Starting at the line with "Write the Plotly code for this chart.", return every line through the final one of the data, word for word. Pictures stay out.

· · · · · · ·

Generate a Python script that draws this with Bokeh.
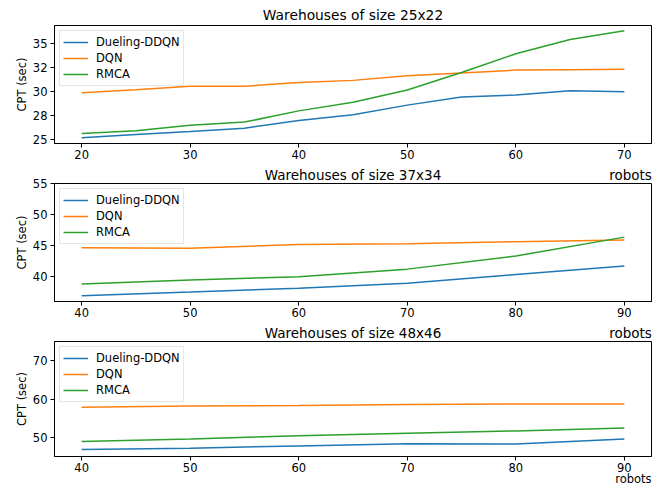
from bokeh.plotting import figure
from bokeh.models import Range1d, FixedTicker, Title, LinearAxis
from bokeh.layouts import column
from bokeh.embed import file_html
from bokeh.resources import INLINE

# ---- data ----
robots_25x22 = [20, 25, 30, 35, 40, 45, 50, 55, 60, 65, 70]
dueling_25x22 = [25.2, 25.55, 25.85, 26.2, 27.0, 27.6, 28.6, 29.45, 29.65, 30.1, 30.0]
dqn_25x22 = [29.9, 30.2, 30.57, 30.57, 30.95, 31.18, 31.65, 31.95, 32.25, 32.3, 32.35]
rmca_25x22 = [25.65, 25.92, 26.5, 26.83, 28.0, 28.9, 30.18, 32.0, 33.95, 35.45, 36.35]

robots_37x34 = [40, 50, 60, 70, 80, 90]
dueling_37x34 = [36.84, 37.42, 38.05, 38.84, 40.26, 41.63]
dqn_37x34 = [44.58, 44.53, 45.12, 45.25, 45.58, 45.84]
rmca_37x34 = [38.72, 39.38, 39.9, 41.14, 43.26, 46.32]

robots_48x46 = [40, 50, 60, 70, 80, 90]
dueling_48x46 = [46.83, 47.17, 47.75, 48.3, 48.27, 49.58]
dqn_48x46 = [57.83, 58.17, 58.33, 58.58, 58.67, 58.67]
rmca_48x46 = [48.92, 49.58, 50.42, 51.08, 51.67, 52.42]

series_names = ["Dueling-DDQN", "DQN", "RMCA"]
titles = ["Warehouses of size 25x22", "Warehouses of size 37x34", "Warehouses of size 48x46"]
x_label = "robots"
y_label = "CPT (sec)"

xticks_25x22 = [20, 30, 40, 50, 60, 70]
xticks_big = [40, 50, 60, 70, 80, 90]
yticks_25x22 = [25, 27.5, 30, 32.5, 35]
ylabels_25x22 = ["25", "28", "30", "32", "35"]
yticks_37x34 = [40, 45, 50, 55]
yticks_48x46 = [50, 60, 70]

# ---- style ----
FONT = "DejaVu Sans"
COLORS = ["#1f77b4", "#ff7f0e", "#2ca02c"]
FS = "11.5px"
TFS = "13.8px"
W = 667
BL, BR = 54, 16
FRAME_W = W - BL - BR


def xlims(x):
    lo, hi = min(x), max(x)
    m = 0.05 * (hi - lo)
    return lo - m, hi + m


def make(title, x, ys, yr, xticks, yticks, ylabels, height, top, bottom):
    xr = xlims(x)
    p = figure(width=W, height=height, output_backend="svg", toolbar_location=None,
               x_range=Range1d(*xr), y_range=Range1d(*yr),
               min_border_left=BL, min_border_right=BR,
               min_border_top=top, min_border_bottom=bottom, title=title)
    p.title.align = "center"
    p.title.text_font = FONT
    p.title.text_font_size = TFS
    p.title.text_font_style = "normal"
    p.title.text_color = "black"
    p.title.standoff = 5
    p.title.offset = 0
    for y, name, c in zip(ys, series_names, COLORS):
        p.line(x, y, line_color=c, line_width=1.5, legend_label=name)
    p.grid.visible = False
    p.outline_line_color = "black"
    p.outline_line_alpha = 1
    p.outline_line_width = 1
    p.background_fill_color = "white"
    p.border_fill_color = "white"

    p.xaxis.ticker = FixedTicker(ticks=xticks)
    p.yaxis.ticker = FixedTicker(ticks=yticks)
    if ylabels is not None:
        p.yaxis.major_label_overrides = {t: l for t, l in zip(yticks, ylabels)}
    for ax in (p.xaxis[0], p.yaxis[0]):
        ax.minor_tick_line_color = None
        ax.major_tick_out = 4
        ax.major_tick_in = 0
        ax.axis_line_color = "black"
        ax.major_tick_line_color = "black"
        ax.major_label_text_font = FONT
        ax.major_label_text_font_size = FS
        ax.major_label_text_color = "black"
    p.xaxis.major_label_standoff = 2
    p.yaxis.major_label_standoff = 3
    p.yaxis.axis_label = y_label
    p.yaxis.axis_label_text_font = FONT
    p.yaxis.axis_label_text_font_size = FS
    p.yaxis.axis_label_text_font_style = "normal"
    p.yaxis.axis_label_text_color = "black"
    p.yaxis.axis_label_standoff = 1

    lg = p.legend[0]
    lg.location = "top_left"
    lg.margin = 5
    lg.padding = 3
    lg.spacing = 0
    lg.label_height = 16
    lg.glyph_height = 16
    lg.glyph_width = 25
    lg.label_standoff = 8
    lg.label_text_font = FONT
    lg.label_text_font_size = FS
    lg.label_text_color = "black"
    lg.border_line_color = "#cccccc"
    lg.border_line_width = 1
    lg.background_fill_alpha = 0.8
    return p, xr


def header_row(p, xr, title_text, prev_xlabel):
    """One text row above the frame: the title (centred) and, at the right,
    the x-axis label of the panel above (both sit on the same line)."""
    xmid = round((xr[0] + xr[1]) / 2, 3)
    half_w = 21.0  # half width of the right-aligned label, px
    xrob = round(xr[1] - half_w * (xr[1] - xr[0]) / FRAME_W, 3)
    ax = LinearAxis(ticker=FixedTicker(ticks=[xmid, xrob]),
                    major_label_overrides={xmid: title_text, xrob: prev_xlabel},
                    axis_line_color=None, major_tick_line_color=None,
                    minor_tick_line_color=None, major_tick_out=0, major_tick_in=0,
                    major_label_standoff=1, major_label_text_font=FONT,
                    major_label_text_font_size="13.5px", major_label_text_color="black")
    p.add_layout(ax, "above")


p1, xr1 = make(titles[0], robots_25x22, [dueling_25x22, dqn_25x22, rmca_25x22], (24.6, 36.9),
               xticks_25x22, yticks_25x22, ylabels_25x22, 163, 25, 20)
p2, xr2 = make("", robots_37x34, [dueling_37x34, dqn_37x34, rmca_37x34], (35.9, 55),
               xticks_big, yticks_37x34, None, 158, 19, 20)
p3, xr3 = make("", robots_48x46, [dueling_48x46, dqn_48x46, rmca_48x46], (45, 75),
               xticks_big, yticks_48x46, None, 165, 19, 30)

header_row(p2, xr2, titles[1], x_label)
header_row(p3, xr3, titles[2], x_label)
p3.add_layout(Title(text=x_label, align="right", standoff=-10, text_font=FONT,
                    text_font_size=FS, text_font_style="normal", text_color="black"), "below")

layout = column(p1, p2, p3, spacing=0)
open("out.html", "w").write(file_html(layout, INLINE))
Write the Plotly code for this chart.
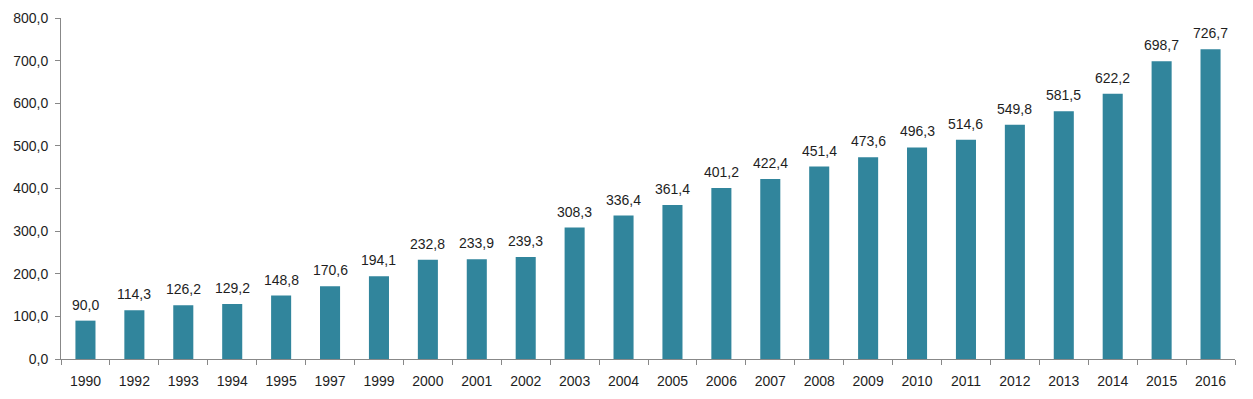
import plotly.graph_objects as go

years = ["1990", "1992", "1993", "1994", "1995", "1997", "1999", "2000", "2001", "2002",
         "2003", "2004", "2005", "2006", "2007", "2008", "2009", "2010", "2011", "2012",
         "2013", "2014", "2015", "2016"]
values = [90.0, 114.3, 126.2, 129.2, 148.8, 170.6, 194.1, 232.8, 233.9, 239.3,
          308.3, 336.4, 361.4, 401.2, 422.4, 451.4, 473.6, 496.3, 514.6, 549.8,
          581.5, 622.2, 698.7, 726.7]
y_ticks = [0, 100, 200, 300, 400, 500, 600, 700, 800]

font_family = "Liberation Sans, Arial, sans-serif"
text_color = "#1e1e1e"

fig = go.Figure(go.Bar(
    x=years, y=values,
    marker=dict(color="#31859C", line=dict(width=0)),
    hoverinfo="x+y",
))

for i, v in enumerate(values):
    fig.add_annotation(
        x=i, y=v, text=f"{v:.1f}".replace(".", ","),
        showarrow=False, yanchor="bottom", xanchor="center", yshift=6,
        font=dict(size=14, color=text_color, family=font_family),
    )

fig.update_layout(
    width=1237, height=383,
    margin=dict(l=53, r=10, t=10, b=32),
    plot_bgcolor="white", paper_bgcolor="white",
    separators=",.",
    bargap=0.59,
    showlegend=False,
    font=dict(family=font_family, size=14, color=text_color),
)
fig.update_xaxes(
    type="category", range=[-0.5, len(years) - 0.5],
    showline=True, linecolor="#888888", linewidth=1,
    ticks="outside", tickson="boundaries", ticklen=5, tickcolor="#888888",
    showgrid=False, tickfont=dict(size=14, color=text_color), automargin=False,
    ticklabelstandoff=9,
)
fig.update_yaxes(
    range=[0, 800], tickvals=y_ticks, tickformat=".1f",
    showline=True, linecolor="#888888", linewidth=1,
    ticks="outside", ticklen=5, tickcolor="#888888",
    showgrid=False, zeroline=False, tickfont=dict(size=14, color=text_color),
    automargin=False, ticklabelstandoff=4,
)

fig.write_html("out.html")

· · · · · · ·

_FULL RESPONSE_.
Write the Plotly code for this chart.
import plotly.graph_objects as go

years = ["1990", "1992", "1993", "1994", "1995", "1997", "1999", "2000", "2001", "2002",
         "2003", "2004", "2005", "2006", "2007", "2008", "2009", "2010", "2011", "2012",
         "2013", "2014", "2015", "2016"]
values = [90.0, 114.3, 126.2, 129.2, 148.8, 170.6, 194.1, 232.8, 233.9, 239.3,
          308.3, 336.4, 361.4, 401.2, 422.4, 451.4, 473.6, 496.3, 514.6, 549.8,
          581.5, 622.2, 698.7, 726.7]
y_ticks = [0, 100, 200, 300, 400, 500, 600, 700, 800]

font_family = "Liberation Sans, Arial, sans-serif"
text_color = "#1e1e1e"

fig = go.Figure(go.Bar(
    x=years, y=values,
    marker=dict(color="#31859C", line=dict(width=0)),
    hoverinfo="x+y",
))

for i, v in enumerate(values):
    fig.add_annotation(
        x=i, y=v, text=f"{v:.1f}".replace(".", ","),
        showarrow=False, yanchor="bottom", xanchor="center", yshift=6,
        font=dict(size=14, color=text_color, family=font_family),
    )

fig.update_layout(
    width=1237, height=383,
    margin=dict(l=53, r=10, t=10, b=32),
    plot_bgcolor="white", paper_bgcolor="white",
    separators=",.",
    bargap=0.59,
    showlegend=False,
    font=dict(family=font_family, size=14, color=text_color),
)
fig.update_xaxes(
    type="category", range=[-0.5, len(years) - 0.5],
    showline=True, linecolor="#888888", linewidth=1,
    ticks="outside", tickson="boundaries", ticklen=5, tickcolor="#888888",
    showgrid=False, tickfont=dict(size=14, color=text_color), automargin=False,
    ticklabelstandoff=9,
)
fig.update_yaxes(
    range=[0, 800], tickvals=y_ticks, tickformat=".1f",
    showline=True, linecolor="#888888", linewidth=1,
    ticks="outside", ticklen=5, tickcolor="#888888",
    showgrid=False, zeroline=False, tickfont=dict(size=14, color=text_color),
    automargin=False, ticklabelstandoff=4,
)

fig.write_html("out.html")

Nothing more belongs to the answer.